→ Work to be completed:
Reply with one number only, the count of lines holding the string "this".

→ Exercise materials:
○ ○ ○ ○ ○
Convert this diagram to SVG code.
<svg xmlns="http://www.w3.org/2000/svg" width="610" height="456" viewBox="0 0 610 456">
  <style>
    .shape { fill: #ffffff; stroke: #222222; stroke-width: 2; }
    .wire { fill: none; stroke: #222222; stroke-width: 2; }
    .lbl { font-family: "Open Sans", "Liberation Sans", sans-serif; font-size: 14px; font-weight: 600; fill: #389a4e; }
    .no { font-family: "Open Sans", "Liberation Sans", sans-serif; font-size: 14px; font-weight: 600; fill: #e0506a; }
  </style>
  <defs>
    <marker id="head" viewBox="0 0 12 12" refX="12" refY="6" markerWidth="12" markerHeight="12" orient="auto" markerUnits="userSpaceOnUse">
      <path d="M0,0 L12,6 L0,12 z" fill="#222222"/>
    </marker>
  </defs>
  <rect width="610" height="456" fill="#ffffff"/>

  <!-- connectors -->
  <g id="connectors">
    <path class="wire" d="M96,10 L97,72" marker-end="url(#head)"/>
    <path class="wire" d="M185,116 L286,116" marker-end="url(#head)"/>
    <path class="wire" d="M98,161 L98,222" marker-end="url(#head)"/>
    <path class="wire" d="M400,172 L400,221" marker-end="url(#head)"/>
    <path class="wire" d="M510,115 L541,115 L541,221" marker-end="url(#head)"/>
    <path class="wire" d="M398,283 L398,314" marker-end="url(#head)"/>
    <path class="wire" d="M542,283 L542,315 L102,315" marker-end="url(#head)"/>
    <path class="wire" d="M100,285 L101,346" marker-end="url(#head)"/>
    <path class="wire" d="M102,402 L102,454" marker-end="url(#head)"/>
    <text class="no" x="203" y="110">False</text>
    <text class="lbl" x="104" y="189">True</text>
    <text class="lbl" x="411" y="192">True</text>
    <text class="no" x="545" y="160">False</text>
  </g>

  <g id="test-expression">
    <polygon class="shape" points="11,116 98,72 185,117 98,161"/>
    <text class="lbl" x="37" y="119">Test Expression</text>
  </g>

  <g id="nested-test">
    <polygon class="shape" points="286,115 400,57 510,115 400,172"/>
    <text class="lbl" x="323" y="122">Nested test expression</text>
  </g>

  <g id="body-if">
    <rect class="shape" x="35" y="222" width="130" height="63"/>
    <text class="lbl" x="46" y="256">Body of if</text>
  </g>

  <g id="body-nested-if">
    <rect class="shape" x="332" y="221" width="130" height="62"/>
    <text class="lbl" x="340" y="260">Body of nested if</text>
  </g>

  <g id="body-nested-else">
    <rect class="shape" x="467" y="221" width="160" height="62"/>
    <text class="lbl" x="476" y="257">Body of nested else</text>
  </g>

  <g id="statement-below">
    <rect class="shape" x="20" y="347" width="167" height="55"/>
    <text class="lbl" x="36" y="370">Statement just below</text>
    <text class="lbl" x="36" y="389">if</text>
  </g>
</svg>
○ ○ ○ ○ ○
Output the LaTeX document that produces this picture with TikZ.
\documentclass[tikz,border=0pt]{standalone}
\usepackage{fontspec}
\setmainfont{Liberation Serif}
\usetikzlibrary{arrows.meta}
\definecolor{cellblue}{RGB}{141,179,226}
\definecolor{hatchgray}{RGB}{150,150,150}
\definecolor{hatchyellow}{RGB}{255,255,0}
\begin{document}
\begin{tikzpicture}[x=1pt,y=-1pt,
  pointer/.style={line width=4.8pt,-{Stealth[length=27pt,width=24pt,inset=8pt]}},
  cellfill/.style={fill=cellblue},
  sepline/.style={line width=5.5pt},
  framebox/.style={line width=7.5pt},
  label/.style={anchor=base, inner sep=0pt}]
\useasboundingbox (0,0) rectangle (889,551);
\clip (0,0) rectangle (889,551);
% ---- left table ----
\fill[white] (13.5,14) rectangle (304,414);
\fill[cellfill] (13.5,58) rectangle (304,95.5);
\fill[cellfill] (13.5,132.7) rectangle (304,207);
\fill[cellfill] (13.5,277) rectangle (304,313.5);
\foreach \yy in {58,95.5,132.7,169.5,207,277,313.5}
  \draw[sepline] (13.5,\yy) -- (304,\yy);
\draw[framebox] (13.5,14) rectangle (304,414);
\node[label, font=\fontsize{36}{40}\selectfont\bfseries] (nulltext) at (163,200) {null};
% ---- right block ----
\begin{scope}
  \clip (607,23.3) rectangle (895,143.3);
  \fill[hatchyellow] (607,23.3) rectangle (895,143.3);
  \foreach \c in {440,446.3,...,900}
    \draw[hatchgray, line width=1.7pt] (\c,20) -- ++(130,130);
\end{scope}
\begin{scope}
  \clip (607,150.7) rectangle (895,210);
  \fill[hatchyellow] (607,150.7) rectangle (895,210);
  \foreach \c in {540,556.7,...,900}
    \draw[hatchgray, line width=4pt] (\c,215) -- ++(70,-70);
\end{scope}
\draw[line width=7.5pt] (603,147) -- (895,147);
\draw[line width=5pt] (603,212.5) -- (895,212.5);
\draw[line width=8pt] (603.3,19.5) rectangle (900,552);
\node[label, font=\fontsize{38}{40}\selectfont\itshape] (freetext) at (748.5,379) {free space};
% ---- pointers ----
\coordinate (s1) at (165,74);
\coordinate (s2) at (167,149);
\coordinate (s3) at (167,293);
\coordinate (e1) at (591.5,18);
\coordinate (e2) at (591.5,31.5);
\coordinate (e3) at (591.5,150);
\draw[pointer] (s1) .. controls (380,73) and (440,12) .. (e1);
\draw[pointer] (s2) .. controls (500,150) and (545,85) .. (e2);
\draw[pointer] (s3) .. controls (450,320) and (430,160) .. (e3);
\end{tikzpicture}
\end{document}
○ ○ ○ ○ ○
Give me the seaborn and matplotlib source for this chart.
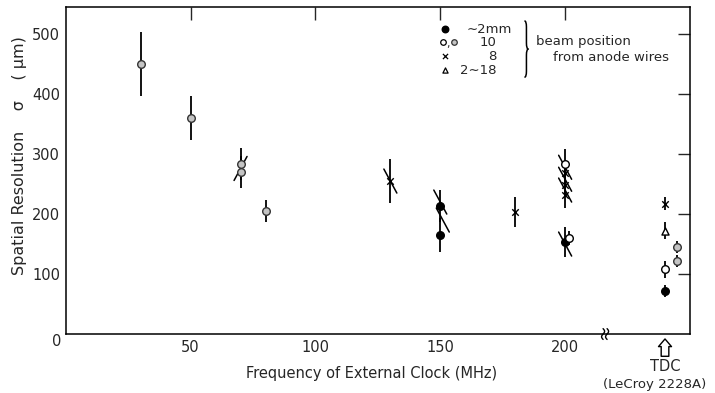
○ ○ ○ ○ ○
→ Correct result:
3